L’ufficio non è facile da trovare. L’ingresso si trova in una stradina vicino al villaggio olimpico tra un negozio di Prada e un ristorante brasiliano. Però al piano terra c’è la security, ma non i volontari del Locog, i soliti omaccioni vestiti di nero, con occhiali da sole anche di sera. E da quello capisci che stanno proteggendo qualche segreto.
Sali al primo piano: open space, tre segretarie alla reception, ci deve essere un sacco di gente, ma le porte degli uffici sono rigorosamente chiuse. Non si vede nessuno, e non si sente volare una mosca. Sotto, la gente in marcia verso l’Olympic Park non ti vede, vetri oscurati. Per non sentirti solo in attesa dell’arrivo di Aimee Mullins, chef de mission per gli Usa alle Paralimpiadi, una disabile favolosamente bella – forse più giusto dire una bellissima ragazza che qualcuno etichetta come disabile perché è sempre più facile guardare la pagliuzza negli occhi degli altri invece che la trave nel proprio – cominci a giocare con l’arredo di Deloitte House.
E l’arredo che è a disposizione degli ospiti sono dei touch screen per Tom Cruise e Jim Carrey, insomma a metà tra un futuro di Minority Report ed un presente alla Truman Show.
Tanti temono che qualcuno venga a dirci che queste Paralimpiadi, troppo belle per essere vere, sono in realtà un sogno e non una realtà di cui non si ha mai abbastanza. Nei touch screen si vede il presente e futuro di quel calzino che i guru di Deloitte hanno cominciato a rivoltare ben prima che il CIO assegnasse, nel 2005, i Giochi del 2012 a Londra.
Ci trovi raccontato il disegno sociologico prima ancora che urbano, la costruzione di uno spirito di squadra tra tanti soggetti diversi, la scelta di una zona della città data per persa ormai da tutti e a cui è stata data una nuova identità.
Un’identità testimoniata da un codice di avviamento postale nuovo, il segnale che davvero si voleva portare l’East End al livello del West End perché una società moderna deve essere inclusiva se vuole sopravvivere a se stessa. Ci trovi raccontato quello che succederà all’Olympic Park nel 2013 quando diventerà, a sbornia olimpica smaltita, il Queen Elizabeth Olympic Park, la più grande area verde realizzata in Europa negli ultimi 100 anni.
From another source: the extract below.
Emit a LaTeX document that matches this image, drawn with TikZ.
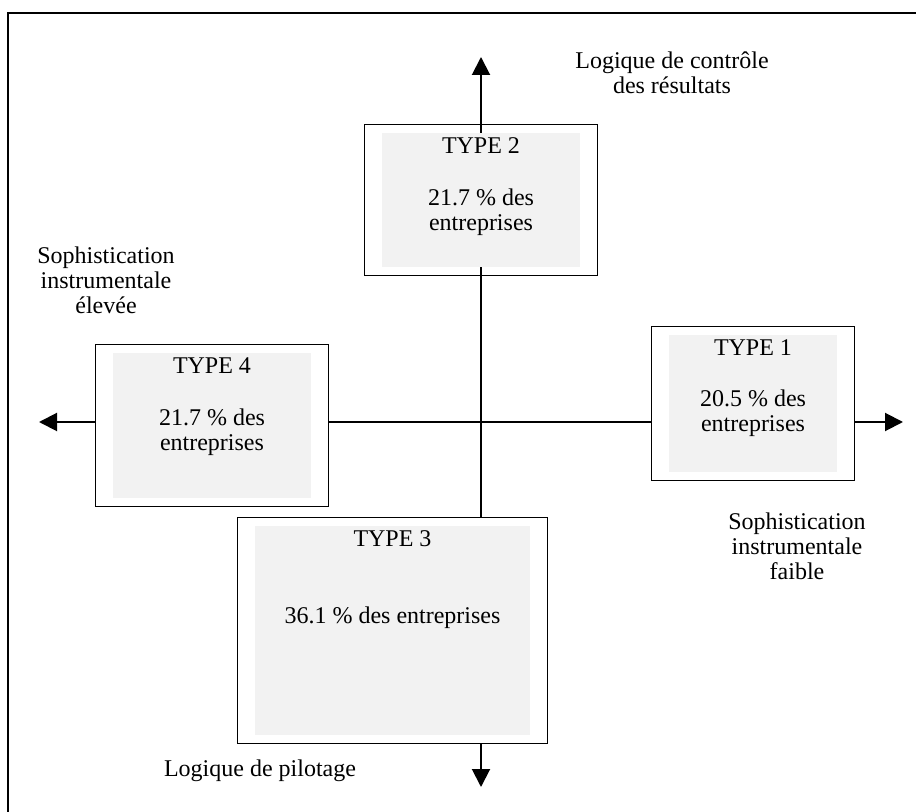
\documentclass[tikz,border=0pt]{standalone}
\usepackage{fontspec}
\setmainfont{Liberation Serif}
\usetikzlibrary{positioning, arrows.meta, fit}
\definecolor{boxgray}{RGB}{242,242,242}

\begin{document}
\begin{tikzpicture}[
        x=0.5pt, y=-0.5pt,
        every node/.style={font=\fontsize{12}{12.5}\selectfont},
        shade/.style={rectangle, fill=boxgray, inner sep=0pt},
        frame/.style={rectangle, draw, line width=0.8pt, inner xsep=8.5pt, inner ysep=4pt},
        typetext/.style={align=center, inner sep=0pt},
        axislabel/.style={align=center, inner sep=0pt, anchor=north},
        axis/.style={line width=1pt},
        arrow/.style={line width=1pt, -{Triangle[length=9pt, width=9pt]}}
    ]
    \useasboundingbox (0,0) rectangle (916,812);
    \clip (0,0) rectangle (916,812);
    \draw[line width=0.6pt] (8,13) rectangle (940,840);

    \node[shade, minimum width=99pt, minimum height=67pt] (type2in) at (481,200) {};
    \node[frame, fit=(type2in)] (type2) {};
    \node[typetext, below=2.2pt of type2in.north] (type2txt) {TYPE 2\\[13.5pt]21.7 \% des\\entreprises};

    \node[shade, minimum width=99pt, minimum height=72.5pt] (type4in) at (212,425.5) {};
    \node[frame, fit=(type4in)] (type4) {};
    \node[typetext, below=2.2pt of type4in.north] (type4txt) {TYPE 4\\[13.5pt]21.7 \% des\\entreprises};

    \node[shade, minimum width=84pt, minimum height=68.5pt] (type1in) at (753,403.5) {};
    \node[frame, fit=(type1in)] (type1) {};
    \node[typetext, below=2.2pt of type1in.north] (type1txt) {TYPE 1\\[13pt]20.5 \% des\\entreprises};

    \node[shade, minimum width=137.5pt, minimum height=104.5pt] (type3in) at (392.5,630.5) {};
    \node[frame, fit=(type3in)] (type3) {};
    \node[typetext, below=2.2pt of type3in.north] (type3txt) {TYPE 3\\[26pt]36.1 \% des entreprises};

    \node[axislabel] (resultats) at (672,51) {Logique de contrôle\\des résultats};
    \node[axislabel] (elevee) at (106,246) {Sophistication\\instrumentale\\élevée};
    \node[axislabel] (faible) at (797,512.5) {Sophistication\\instrumentale\\faible};
    \node[axislabel] (pilotage) at (260,759.5) {Logique de pilotage};

    \coordinate (o) at (481,422);
    \coordinate (top) at (481,57);
    \coordinate (bottom) at (481,787);
    \coordinate (left) at (39,422);
    \coordinate (right) at (903,422);

    \draw[axis] (type2in) -- (type3.north -| o);
    \draw[axis] (type4.east |- o) -- (type1.west |- o);
    \draw[arrow] (type2in.north) -- (top);
    \draw[arrow] (type3.south -| o) -- (bottom);
    \draw[arrow] (type4.west |- o) -- (left);
    \draw[arrow] (type1.east |- o) -- (right);
\end{tikzpicture}
\end{document}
Oltre 500 acri in cui il ricordo delle gare sarà ben presente grazie agli impianti principali e a un calendario a cui si sta già lavorando per riempire di contenuti questo mega multicontenitore.
Ci trovi raccontato il lavoro, mediamente superiore a un anno, portato a termine in 36 giorni, per non incidere sul giubileo della Regina, per realizzare in città l’arena del beach volley che è una discoteca un po’ speciale: per far ballare pubblico e spettatori, bisogna prima portarci 4115 tonnellate di sabbia.
E Londra notoriamente, non è in riva al mare. Ci trovi raccontato il lavoro, fortunatamente non da Grande Fratello, per guidare, anzi meglio portare l’opinione pubblica a capire quale opportunità rappresentino i Giochi e quale grande conquista sociale siano le Paralimpiadi. E i risultati li vediamo tutti in questi giorni.
Poi c’è il video più affascinante. Il parco del nostro presente come sarà nel 2030: una specie di città ideale, lo stadio interamente circondato da fiumi e canali, case eleganti e tanto verde per i nostri standard, ma non abbastanza per gli inglesi, che stanno cominciando una battaglia interessante. Fino a ieri questa zona non esisteva, adesso si litiga già sul suo futuro. Ci vuole più di una ola per sostenere gli atleti, è scritto in una pagina. E così hanno messo al lavoro un team di 1300 persone che si è speso anche per unire bianchi e neri, soggetti diversi chiamati a ragionare collettivamente per il bene di quella squadra che è una città .
Infine è arrivata Aimee, bella come un sogno, ma straordinariamente vera anche, e soprattutto, quando ha detto: “Ehi, le vuoi vedere le protesi speciali che mi sono fatta fare per la cerimonia d’apertura ? Io le ho chiamate Golden Legs” ha aggiunto, ed è stato in quel momento che mi è venuta la voglia di invitare tanti italiani in quella suite vista stadio olimpico, per far vedere loro come è diventata una ex discarica di Londra. Per andare a lezione insieme e capire come un evento non sia una rovina quanto, piuttosto, una straordinaria opportunità.
Incidentalmente, tra il momento in cui, nel 2003, in Deloitte hanno cominciato a ragionare – con Londra e per Londra – sul progetto olimpico e il 2030 di quel touch screen, ci sono molto di più dei 29 giorni complessivi di Olimpiadi e Paralimpiadi: 27 anni. Ecco cosa vogliono dire con “Inspire a generation”.